Una conversación en París

Por Oswaldo Osorio Image

Las segundas partes no son buenas. Ésa es una regla de apuño en el cine que sólo es quebrantada por aquella que dice que hay excepciones a la regla. Antes del atardecer (2004) es la secuela de una pequeña joya del cine que el mismo Richard Linklater hizo hace nueve años titulada Antes del amanecer. Podría hasta decirse que en muchos aspectos es mejor esta suerte de continuación, aunque más bien se puede pensar en la palabra díptico, por lo compenetradas que están la una de la otra y por como se complementan, sobre todo por la forma en que la segunda utiliza de manera brillante y reveladora los referentes de la primera para hablar del amor, de la vida y todo lo demás.

Antes del amanecer es el encuentro de dos jóvenes, un norteamericano y una francesa,  que todavía tienen mucho por resolver en sus vidas y que pasan una larga noche en la ciudad de Viena. Caminan, conversan, se enamoran, beben, hacen el amor y conversan más. El filme termina con una triste despedida pero con la promesa de un encuentro seis meses después. Sin embargo, es en Antes del atardecer cuando nos damos cuenta de que ese encuentro nunca se dio y nueve años después, en París, se vuelven a ver porque el joven, que ya no lo es tanto, escribió un libro sobre aquella noche. Vuelven a conversar mucho, vuelven a caminar y vuelven a enamorarse. Pero en buena medida, aunque en esencia conservan el mismo espíritu que los unió, son dos personas distintas en relación con la vida que tienen, las decisiones que han tomado y lo que han experimentado en esos años.

Aunque los temas de que hablan y no paran de hablar son los mismos, la perspectiva desde donde los miran y la posición que hacia ellos asumen son distintas. Por eso, mientras en Antes del amanecer hay un declarado sentimiento de esperanza ante la vida por vía de un romanticismo, que si bien es pragmático e irónico, está ungido de ese apático optimismo propio de la llamada Generación X; en Antes del atardecer tienen la certeza de que, si bien hay que mantener la esperanza en el amor, por experiencia también saben que la vida puede ser tremendamente frustrante, al punto de tenerlos acorralados afectivamente y todavía buscando las respuestas de tipo existencial.
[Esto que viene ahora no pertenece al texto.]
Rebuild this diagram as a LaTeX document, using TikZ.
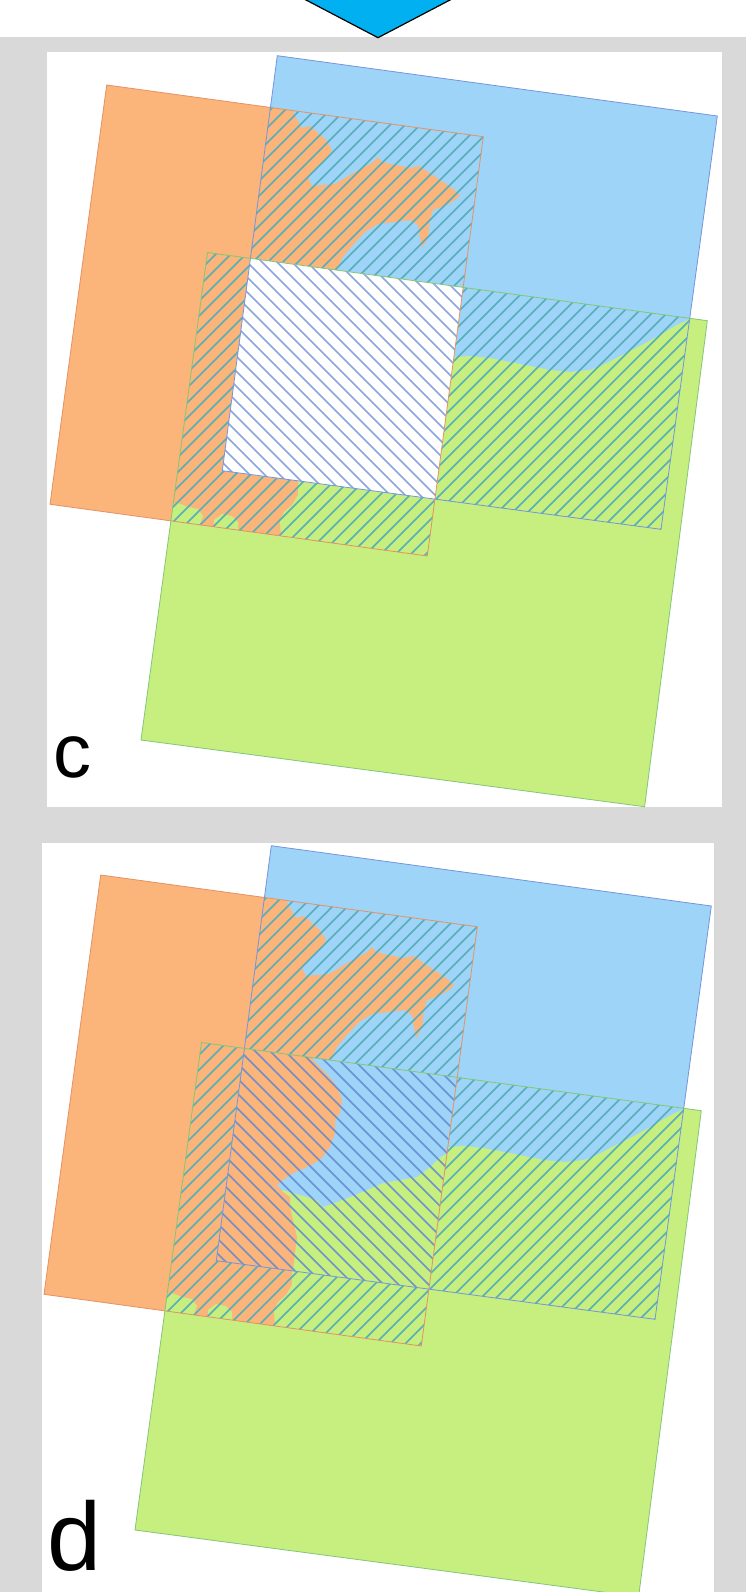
\documentclass[tikz,border=0pt]{standalone}
\usepackage{fontspec}
\newfontfamily\labfont{Liberation Sans}
\definecolor{bgray}{RGB}{217,217,217}
\definecolor{orfill}{RGB}{251,180,122}
\definecolor{blfill}{RGB}{158,212,248}
\definecolor{grfill}{RGB}{198,239,128}
\definecolor{hatchA}{RGB}{86,174,186}
\definecolor{hatchC}{RGB}{140,166,224}
\definecolor{hatchD}{RGB}{100,138,212}
\definecolor{orline}{RGB}{228,146,100}
\definecolor{blline}{RGB}{118,148,220}
\definecolor{grline}{RGB}{130,198,118}
\definecolor{arrowblue}{RGB}{0,176,240}
\tikzset{
  fwdline/.style={draw=hatchA, line width=1.5pt},
  bkc/.style={draw=hatchC, line width=1.5pt},
  bkd/.style={draw=hatchD, line width=1.5pt, opacity=0.9},
  rimO/.style={draw=orline, line width=0.8pt},
  rimB/.style={draw=blline, line width=0.8pt},
  rimG/.style={draw=grline, line width=0.8pt},
  labelstyle/.style={anchor=base west, inner sep=0pt, text=black}
}
\newcommand{\fwdhatch}{\foreach \k in {-820,-805,...,680}{\draw[fwdline] (\k,900) -- ++(900,-900);}}
\newcommand{\bkhatch}[1]{\foreach \k in {-780,-765,...,720}{\draw[#1] (\k,0) -- ++(900,900);}}
\newcommand{\drawpanel}[2]{%
  \coordinate (O1) at (106.7,85);
  \coordinate (O2) at (483.3,136.7);
  \coordinate (O3) at (427.3,556);
  \coordinate (O4) at (50,504.3);
  \coordinate (B1) at (277.3,55.7);
  \coordinate (B2) at (717.3,116);
  \coordinate (B3) at (661,529.3);
  \coordinate (B4) at (222.3,470.7);
  \coordinate (G1) at (207.5,252.5);
  \coordinate (G2) at (707.3,320.7);
  \coordinate (G3) at (644.6,806.7);
  \coordinate (G4) at (141,740);
  \fill[orfill] (O1) -- (O2) -- (O3) -- (O4) -- cycle;
  \fill[blfill] (B1) -- (B2) -- (B3) -- (B4) -- cycle;
  \fill[grfill] (G1) -- (G2) -- (G3) -- (G4) -- cycle;
  % orange / blue overlap
  \begin{scope}
    \clip (O1) -- (O2) -- (O3) -- (O4) -- cycle;
    \clip (B1) -- (B2) -- (B3) -- (B4) -- cycle;
    \fill[blfill] (0,0) rectangle (746,820);
    \fill[orfill] (200,50) -- (292,50) -- (292,110) -- (296,118) -- (302,128) -- (310,126)
      -- (326,140) -- (332,150) -- (326,160) -- (314,170) -- (308,178) -- (312,186)
      -- (335,184) -- (355,172) -- (372,163) -- (378,157) -- (382,162) -- (395,165)
      -- (410,168) -- (420,166) -- (425,170) -- (440,180) -- (452,188) -- (460,195)
      -- (455,200) -- (447,205) -- (433,210) -- (430,220) -- (428,238) -- (422,248)
      -- (420,238) -- (418,225) -- (410,220) -- (395,222) -- (378,224) -- (365,232)
      -- (352,246) -- (342,258) -- (335,275) -- (200,300) -- cycle;
    \fwdhatch
  \end{scope}
  % blue / green overlap
  \begin{scope}
    \clip (B1) -- (B2) -- (B3) -- (B4) -- cycle;
    \clip (G1) -- (G2) -- (G3) -- (G4) -- cycle;
    \fill[blfill] (0,0) rectangle (746,820);
    \fill[grfill] (430,357) -- (454,357) -- (470,356) -- (490,358) -- (510,362) -- (530,366)
      -- (550,370) -- (570,372) -- (590,370) -- (605,364) -- (620,356) -- (640,346)
      -- (660,335) -- (675,326) -- (692,318) -- (740,318) -- (740,600) -- (430,600) -- cycle;
    \fwdhatch
  \end{scope}
  % orange / green overlap
  \begin{scope}
    \clip (O1) -- (O2) -- (O3) -- (O4) -- cycle;
    \clip (G1) -- (G2) -- (G3) -- (G4) -- cycle;
    \fill[orfill] (0,0) rectangle (746,820);
    \fill[grfill] (306,455) -- (300,470) -- (298,478) -- (298,495) -- (292,505) -- (284,512)
      -- (280,520) -- (281,540) -- (300,600) -- (500,600) -- (500,455) -- cycle;
    \fill[grfill] (168,505) -- (178,503) -- (188,507) -- (198,509) -- (203,516) -- (200,524)
      -- (160,530) -- cycle;
    \fill[grfill] (214,520) -- (222,514) -- (232,516) -- (238,522) -- (238,532) -- (214,532) -- cycle;
    \fwdhatch
  \end{scope}
  % triple overlap
  \begin{scope}
    \clip (O1) -- (O2) -- (O3) -- (O4) -- cycle;
    \clip (B1) -- (B2) -- (B3) -- (B4) -- cycle;
    \clip (G1) -- (G2) -- (G3) -- (G4) -- cycle;
    #1
    \bkhatch{#2}
  \end{scope}
  \draw[rimO] (O1) -- (O2) -- (O3) -- (O4) -- cycle;
  \draw[rimB] (B1) -- (B2) -- (B3) -- (B4) -- cycle;
  \draw[rimG] (G1) -- (G2) -- (G3) -- (G4) -- cycle;
}
\newcommand{\triplec}{\fill[white] (0,0) rectangle (746,820);}
\newcommand{\tripled}{%
  \fill[grfill] (0,0) rectangle (746,820);
  \fill[blfill] (200,250) -- (470,250) -- (470,360) -- (456,362) -- (446,367) -- (436,377)
    -- (423,387) -- (406,390) -- (389,393) -- (373,400) -- (356,407) -- (343,412)
    -- (329,417) -- (323,410) -- (313,407) -- (289,400) -- (200,400) -- cycle;
  \fill[orfill] (190,250) -- (316,250) -- (319,270) -- (329,280) -- (338,290) -- (343,297)
    -- (348,310) -- (346,323) -- (341,330) -- (341,343) -- (336,357) -- (326,370)
    -- (313,377) -- (299,383) -- (289,390) -- (283,395) -- (289,402) -- (296,407)
    -- (296,417) -- (299,430) -- (303,447) -- (301,463) -- (299,480) -- (298,520)
    -- (190,520) -- cycle;
}
\begin{document}
\begin{tikzpicture}[x=1pt,y=-1pt]
  \useasboundingbox (0,0) rectangle (746,1592);
  \clip (0,0) rectangle (746,1592);
  \fill[white] (0,0) rectangle (746,37);
  \fill[bgray] (0,37) rectangle (746,1592);
  \fill[white] (47.3,52.3) rectangle (721.7,807.3);
  \fill[white] (42,843) rectangle (714,1592);
  \draw[fill=arrowblue, draw=black, line width=1.2pt, line join=miter]
    (296.5,-5) -- (378,37.7) -- (459.5,-5);
  \begin{scope}
    \drawpanel{\triplec}{bkc}
  \end{scope}
  \begin{scope}[shift={(-6,790)}]
    \drawpanel{\tripled}{bkd}
  \end{scope}
  \node[labelstyle] (labc) at (53,777) {\labfont\fontsize{76}{76}\selectfont c};
  \node[labelstyle] (labd) at (47,1570) {\labfont\fontsize{97}{97}\selectfont d};
\end{tikzpicture}
\end{document}
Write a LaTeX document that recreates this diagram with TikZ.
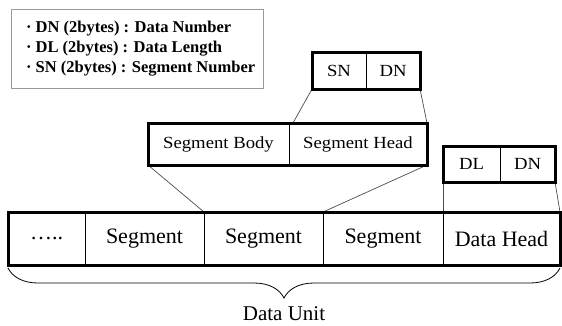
\documentclass[tikz,border=0pt]{standalone}
\usepackage{fontspec}
\setmainfont{Liberation Serif}
\newfontfamily\boxfont[FakeStretch=1.1]{Liberation Serif}
\usetikzlibrary{positioning, decorations.pathreplacing}

\begin{document}
\begin{tikzpicture}[x=1pt, y=-1pt,
    cell/.style={draw, line width=0.8pt, outer sep=0pt, inner sep=0pt, minimum height=53pt, font=\fontsize{22}{24}\selectfont},
    part/.style={draw, line width=0.8pt, outer sep=0pt, inner sep=0pt, font=\boxfont\fontsize{17}{19}\selectfont},
    frame/.style={line width=3pt},
    link/.style={draw=black!70, line width=0.7pt}]
        \useasboundingbox (0,0) rectangle (562,325);

        % legend
        \node [draw=gray!80, line width=0.8pt, minimum width=252pt, minimum height=79pt, anchor=north west] (legend) at (10.5,9) {};
        \node [anchor=west, align=left, font=\bfseries\fontsize{16.5}{20}\selectfont] (keys) at ([xshift=12pt]legend.west)
            {· DN (2bytes) : Data Number\\ · DL (2bytes) : Data Length\\ · SN (2bytes) : Segment Number};

        % data unit
        \node [cell, minimum width=77pt, anchor=north west] (dots) at (8,212) {…..};
        \node [cell, minimum width=119pt, right=0pt of dots] (seg1) {Segment};
        \node [cell, minimum width=119pt, right=0pt of seg1] (seg2) {Segment};
        \node [cell, minimum width=120pt, right=0pt of seg2] (seg3) {Segment};
        \node [cell, minimum width=117pt, right=0pt of seg3] (dhead) {Data Head};

        % segment
        \node [part, minimum width=141pt, minimum height=42pt, anchor=north west] (sbody) at (148,123) {Segment Body};
        \node [part, minimum width=138pt, minimum height=42pt, right=0pt of sbody] (shead) {Segment Head};
        \node [part, minimum width=54pt, minimum height=37pt, anchor=north west] (sn) at (312,52) {SN};
        \node [part, minimum width=54pt, minimum height=37pt, right=0pt of sn] (sdn) {DN};

        % data head
        \node [part, minimum width=57pt, minimum height=36pt, anchor=north west] (dl) at (dhead.north west |- 0,146) {DL};
        \node [part, minimum width=55pt, minimum height=36pt, right=0pt of dl] (ddn) {DN};

        \draw [link] (sn.south west) -- ([xshift=4pt]shead.north west);
        \draw [link] (sdn.south east) -- (shead.north east);
        \draw [link] (sbody.south west) -- (seg2.north west);
        \draw [link] (shead.south east) -- (seg3.north west);
        \draw [link] (dl.south west) -- (dhead.north west);
        \draw [link] (ddn.south east) -- (dhead.north east);

        \draw [frame] (dots.north west) rectangle (dhead.south east);
        \draw [frame] (sbody.north west) rectangle (shead.south east);
        \draw [frame] (sn.north west) rectangle (sdn.south east);
        \draw [frame] (dl.north west) rectangle (ddn.south east);

        \draw [decorate, decoration={brace, mirror, amplitude=30pt}, line width=0.8pt]
            ([yshift=-3pt]dots.south west) -- ([yshift=-3pt]dhead.south east);
        \node [font=\fontsize{21}{23}\selectfont] (unit) at (284,314) {Data Unit};
    \end{tikzpicture}
\end{document}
Jesse (Ethan Hawke) y Celine (Julie Delpy), entonces, son ya dos personas adultas que saben lo que quieren y cómo lo consiguen, pero las circunstancias no se los permite. A la perspicacia y avidez de su juventud ahora se le suma una madurez que, combinada con la inteligencia habían mostrado, se traduce en lucidez. Sin embargo, y esa es la gran paradoja de esta historia y sus dos personajes, esa lucidez sólo se puede ver en su larga y entretenida e ingeniosa conversación, que no en la vida que efectivamente llevan. Porque sus frases y conceptos sobre la vida y el amor, principalmente, son pura filosofía y poesía. De ahí que dicha conversación sea disfrutada más por el espectador, que se deleita con aquellas palabras y las ideas que plantean, que por esta pareja que en últimas parecen ir de decepción en decepción a medida que se van descubriendo ante el otro y miran en retrospectiva lo prometedora que era la vida aquella noche en las calles de Viena.

El argumento de esta película es esa ininterrumpida y entretenida conversación que se desarrolla en tiempo real. Después de nueve años tienen mucho qué decirse y a pesar de que no hacen más que hablar, esa tensión que hay entre ellos, por el encuentro y el nuevo potencial enamoramiento, mantiene todo el tiempo el interés en cada frase, en cada gesto y en cada sutil giro que da la conversación y con ella los afectos y las emociones de estos dos personajes.

Pero aunque sea una película donde la acción está en los diálogos (cosa que no recomiendan los puristas del cine), esa larga conversación, que fue construida por el director y sus dos protagonistas, es una obra sólida, reveladora, honesta y espontánea. Es cine de la más alta calidad y sensibilidad, es un cine que conmueve y pone a reflexionar al espectador durante un buen tiempo.